L’un a vu un film sur les Indiens d’Amérique. L’autre pense que le réalisateur y avoue des prises de vue factices pour la Nasa. Aux yeux de certains, à partir d’une machine à écrire de marque allemande et d’un numéro, le 42, inscrit sur le sweat-shirt du petit Danny, le long métrage traiterait de la Seconde Guerre mondiale. « Si tu mets un 42 et une machine germanique ensemble pour un historien allemand, c’est synonyme d’holocauste. Parce que c’est à partir de ce moment (de 1942) que les nazis ont décidé d’exterminer le plus de Juifs qu’ils pouvaient. Et ils l’ont fait d’une manière mécanique, industrielle et bureaucratique. »

« Tissu d’inepties »

« Les vues et les opinions exprimées dans ce documentaire sont seulement celles des commentateurs qui y participent. Ils ne reflètent pas l’avis de Stanley Kubrick ni de ceux qui ont réalisé The Shining« , prévient Ascher (The Nightmare) en préambule à sa dissection.

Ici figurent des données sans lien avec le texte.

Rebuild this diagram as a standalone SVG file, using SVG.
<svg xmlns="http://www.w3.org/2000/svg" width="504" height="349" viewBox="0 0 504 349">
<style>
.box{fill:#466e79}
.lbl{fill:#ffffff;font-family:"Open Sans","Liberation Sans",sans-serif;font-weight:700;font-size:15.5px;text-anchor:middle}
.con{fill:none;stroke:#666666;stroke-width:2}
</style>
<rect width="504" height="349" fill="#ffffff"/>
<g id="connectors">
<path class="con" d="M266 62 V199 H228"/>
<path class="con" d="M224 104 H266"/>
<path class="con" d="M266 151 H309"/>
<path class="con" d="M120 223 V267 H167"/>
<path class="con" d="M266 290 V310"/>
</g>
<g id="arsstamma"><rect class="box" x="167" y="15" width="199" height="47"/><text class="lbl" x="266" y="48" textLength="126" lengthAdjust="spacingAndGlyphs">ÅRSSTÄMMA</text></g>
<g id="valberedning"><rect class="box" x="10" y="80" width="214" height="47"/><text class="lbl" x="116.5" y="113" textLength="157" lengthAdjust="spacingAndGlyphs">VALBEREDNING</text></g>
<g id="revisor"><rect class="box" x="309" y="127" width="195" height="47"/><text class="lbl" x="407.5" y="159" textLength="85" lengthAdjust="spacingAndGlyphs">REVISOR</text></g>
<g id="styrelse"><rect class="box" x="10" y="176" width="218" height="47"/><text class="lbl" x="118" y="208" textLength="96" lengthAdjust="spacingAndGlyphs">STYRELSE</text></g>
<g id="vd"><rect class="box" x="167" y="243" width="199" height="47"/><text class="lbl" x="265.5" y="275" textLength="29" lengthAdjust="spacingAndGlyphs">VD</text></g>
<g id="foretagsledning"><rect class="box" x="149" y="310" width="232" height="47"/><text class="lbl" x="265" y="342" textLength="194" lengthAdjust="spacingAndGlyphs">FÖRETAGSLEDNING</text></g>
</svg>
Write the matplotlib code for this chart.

Leon Vitali, qui a joué dans Barry Lyndon et Eyes Wide Shut, considère le documentaire comme « un tissu d’inepties issues de l’imagination fertile d’esprits farfelus ». Quant à Stephen King, qui n’aimait pas l’adaptation de son roman par Kubrick, il a coupé sa télé après avoir vu la moitié du docu. Entre les mecs qui cherchent des aigles partout, ceux qui lisent dans les nuages et ceux qui ont superposé les images du film à l’endroit et à l’envers, on a par moments l’impression de recroiser le père d’un pote qui nous montre des lumières dans le ciel en nous annonçant l’arrivée proche des extraterrestres. Mais aussi anecdotique et frappé puisse-t-il être parfois dans ses théories, présentées en voix-off, Room 237 en dit long sur les fans obsessionnels de Kubrick et est ludiquement bien monté. Des emprunts à ses autres films illustrant çà et là l’humeur et les propos des zozos invités à s’exprimer. Vive le fétichisme.